Deadly explosion at Kurdish refugee camp was airstrike, statement

ERBIL, Kurdistan Region – A deadly explosion that hit a Kurdish refugee camp in Makhmur Wednesday evening was from an airstrike, Council of Makhmur Camp claimed in a statement.

It stated that they do not know who carried out the alleged airstrike, but added that the Iraqi government is in charge of the air space in the reported areas, and therefore, they expect the Iraqi government to release an "urgent statement" in this regard.

"A number of Makhmur Protection Units were martyred and injured," the statement said without providing figures.

Three people were killed, and seven more were injured as the result of the explosion, according to medical sources. At least four of the injured were taken to a hospital in Erbil, one of whom later succumbed to his injuries.

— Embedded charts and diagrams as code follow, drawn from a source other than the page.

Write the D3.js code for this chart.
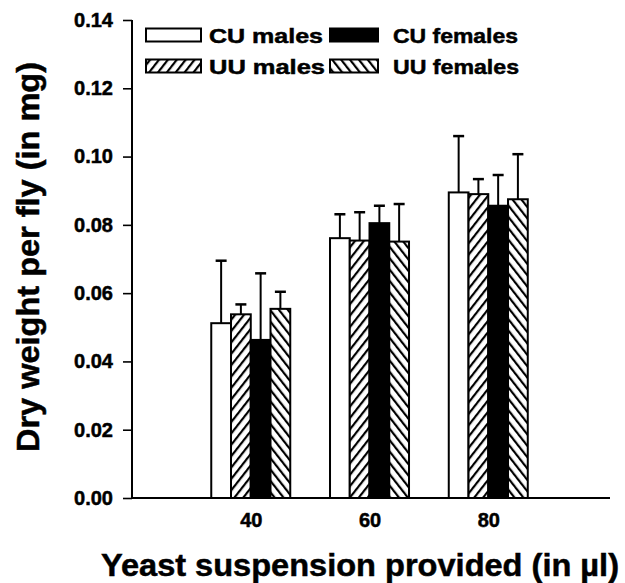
<!DOCTYPE html>
<html>
<head>
<meta charset="utf-8">
<script src="https://cdn.jsdelivr.net/npm/d3@7"></script>
<style>
  html, body { margin: 0; padding: 0; background: #fff; }
  svg { display: block; }
  text { font-family: "Liberation Sans", Arial, Helvetica, sans-serif; font-weight: bold; fill: #000; stroke: #000; stroke-width: 0.5px; }
</style>
</head>
<body>
<svg id="chart" width="625" height="583"></svg>
<script>
// ---- data ----
const categories = [40, 60, 80];
const seriesNames = ["CU males", "UU males", "CU females", "UU females"];
const cuMales      = [0.0512, 0.0761, 0.0895];
const cuMalesErr   = [0.0183, 0.0070, 0.0165];
const uuMales      = [0.0538, 0.0754, 0.0890];
const uuMalesErr   = [0.0029, 0.0083, 0.0044];
const cuFemales    = [0.0463, 0.0805, 0.0856];
const cuFemalesErr = [0.0195, 0.0051, 0.0090];
const uuFemales    = [0.0554, 0.0751, 0.0875];
const uuFemalesErr = [0.0050, 0.0110, 0.0132];
const yTicks = [0, 0.02, 0.04, 0.06, 0.08, 0.10, 0.12, 0.14];
const xLabel = "Yeast suspension provided (in \u00b5l)";
const yLabel = "Dry weight per fly (in mg)";
const legendRows = [["CU males", "CU females"], ["UU males", "UU females"]];

const seriesValues = [cuMales, uuMales, cuFemales, uuFemales];
const seriesErrs = [cuMalesErr, uuMalesErr, cuFemalesErr, uuFemalesErr];
const fills = {"CU males": "#fff", "UU males": "url(#hatchFwd)", "CU females": "#000", "UU females": "url(#hatchBack)"};

const svg = d3.select("#chart");

// patterns
const defs = svg.append("defs");
function hatch(id, dir) {
  const p = defs.append("pattern").attr("id", id).attr("patternUnits", "userSpaceOnUse")
    .attr("width", 7).attr("height", 7)
    .attr("patternTransform", `rotate(${dir > 0 ? 38 : -38})`);
  p.append("rect").attr("width", 7).attr("height", 7).attr("fill", "#fff");
  p.append("line").attr("x1", 0).attr("y1", 0).attr("x2", 0).attr("y2", 7)
    .attr("stroke", "#000").attr("stroke-width", 4.4);
}
hatch("hatchFwd", 1);
hatch("hatchBack", -1);

const x = d3.scaleLinear().domain([20, 100.5]).range([132, 610]);
const y = d3.scaleLinear().domain([0, 0.14]).range([498, 20]);
const inner = d3.scaleBand().domain(seriesNames).range([-39.5, 39.5]).padding(0);

const data = [];
categories.forEach((c, ci) => {
  seriesNames.forEach((s, si) => {
    data.push({cat: c, name: s, v: seriesValues[si][ci], e: seriesErrs[si][ci]});
  });
});

const g = svg.append("g");
const cx = d => x(d.cat) + inner(d.name) + inner.bandwidth() / 2;
const eb = g.selectAll("g.err").data(data).enter().append("g");
eb.append("line")
  .attr("x1", cx).attr("x2", cx)
  .attr("y1", d => y(d.v)).attr("y2", d => y(d.v + d.e))
  .attr("stroke", "#000").attr("stroke-width", 2);
eb.append("line")
  .attr("x1", d => cx(d) - 5.5).attr("x2", d => cx(d) + 5.5)
  .attr("y1", d => y(d.v + d.e)).attr("y2", d => y(d.v + d.e))
  .attr("stroke", "#000").attr("stroke-width", 2.5);

g.selectAll("rect.bar").data(data).enter().append("rect")
  .attr("x", d => x(d.cat) + inner(d.name))
  .attr("width", inner.bandwidth())
  .attr("y", d => y(d.v))
  .attr("height", d => y(0) - y(d.v))
  .attr("fill", d => fills[d.name])
  .attr("stroke", "#000").attr("stroke-width", 2);

// axes
const yAxis = d3.axisLeft(y).tickValues(yTicks).tickFormat(d3.format(".2f")).tickSize(9).tickPadding(10);
const ya = svg.append("g").attr("transform", "translate(132,0)").call(yAxis);
ya.select(".domain").attr("stroke-width", 2).attr("d", `M0,${y(0.14)}V${y(0)}`);
ya.selectAll(".tick line").attr("stroke-width", 1.6);
ya.selectAll("text").style("font-size", "20px").style("font-family", "Liberation Sans, Arial, sans-serif").style("font-weight", "bold").attr("fill", "#000");

const xAxis = d3.axisBottom(x).tickValues(categories).tickFormat(d3.format("d")).tickSize(0).tickPadding(15);
const xa = svg.append("g").attr("transform", `translate(0,${y(0)})`).call(xAxis);
xa.select(".domain").attr("stroke-width", 2).attr("d", `M132,0H610`);
xa.selectAll("text").style("font-size", "20px").style("font-family", "Liberation Sans, Arial, sans-serif").style("font-weight", "bold").attr("fill", "#000");

// titles
svg.append("text").attr("x", 101).attr("y", 576)
  .attr("textLength", 518).attr("lengthAdjust", "spacingAndGlyphs")
  .style("font-size", "32px").text(xLabel);
svg.append("text").attr("transform", "translate(39,452) rotate(-90)")
  .attr("textLength", 390).attr("lengthAdjust", "spacingAndGlyphs")
  .style("font-size", "31px").text(yLabel);

// legend
const legCols = [{bx: 146, bw: 55, tx: 209}, {bx: 330, bw: 48, tx: 393}];
const legWidths = [[114, 125], [116, 126]];
const legRowsY = [35, 66];
legendRows.forEach((row, ri) => {
  row.forEach((name, ci) => {
    const c = legCols[ci];
    svg.append("rect").attr("x", c.bx).attr("y", legRowsY[ri] - 6.5).attr("width", c.bw).attr("height", 13)
      .attr("fill", fills[name]).attr("stroke", "#000").attr("stroke-width", 2);
    svg.append("text").attr("x", c.tx).attr("y", legRowsY[ri] + 8)
      .attr("textLength", legWidths[ri][ci]).attr("lengthAdjust", "spacingAndGlyphs")
      .style("font-size", "21px").text(name);
  });
});
</script>
</body>
</html>
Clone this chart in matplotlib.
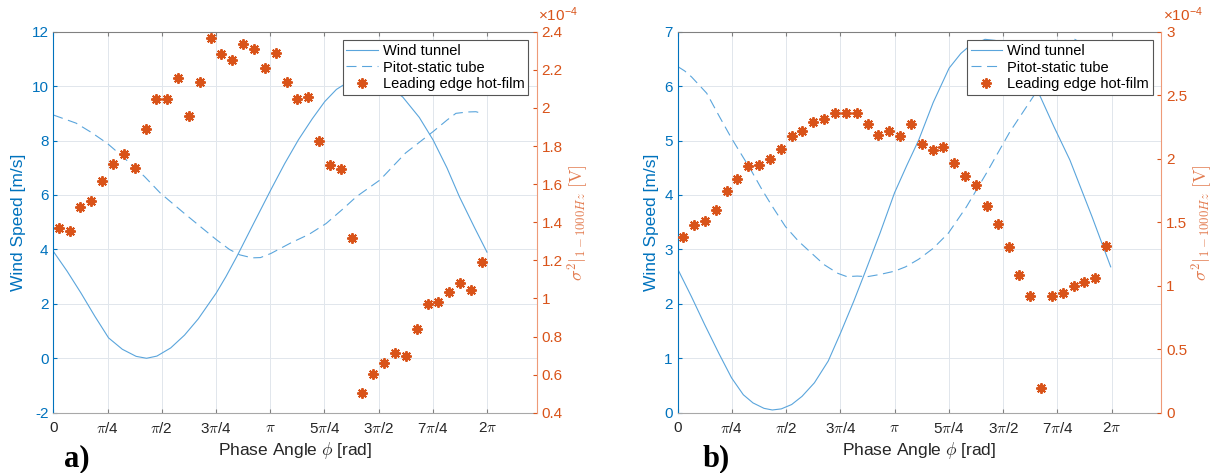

The so-called Makhmur Protection Units (MPU) was established in 2014 when ISIS militants attacked areas in northern parts of Iraq, including Makhmur.

The then Kurdish President Masoud Barzani visited the camp in August 2014 when Kurdish Peshmerga and camp units pushed ISIS militants out from Kurdish territories southwest of Erbil. The PKK media then reported that Barzani thanked the resistance put up by the PKK-linked fighters against the ISIS group.

The refugee camp hosts more than 12,000 Kurdish refugees who have fled the Turkish state's persecution mostly in the 1990s.

MPU is linked to the Kurdistan Workers' Party (PKK), a Kurdish armed group that has waged a three-decade insurgency against the Turkish state fighting for greater national and cultural rights for millions of Kurds in Turkey. Turkey considers the PKK a terrorist organization, regularly targeting its bases in the Kurdistan Region.

Turkey's airstrikes are limited to border areas where PKK has maintained a presence since 1990s, but the Turkish air force earlier in April targeted PKK-linked groups in Sinjar that killed and injured tens of its Yezidi fighters from Shingal Protection Units (YBS).

ANF, a PKK-affiliated media, had initially reported on Wednesday that the explosion was a car bombing.

The target was an outpost guarded by PKK fighters at the gate of the camp, Rashad Galali, a Patriotic Union of Kurdistan (PUK) official in Makhmur, told Rudaw after the explosion.

Kurdish Peshmerga lost control of Makhmur in October to the Iraqi forces following Baghdad's military incursion into the disputed or Kurdistani areas claimed by both Erbil and Baghdad.

The camp is now located in Iraqi-controlled territories, but the PKK-linked groups are largely in charge of its administration.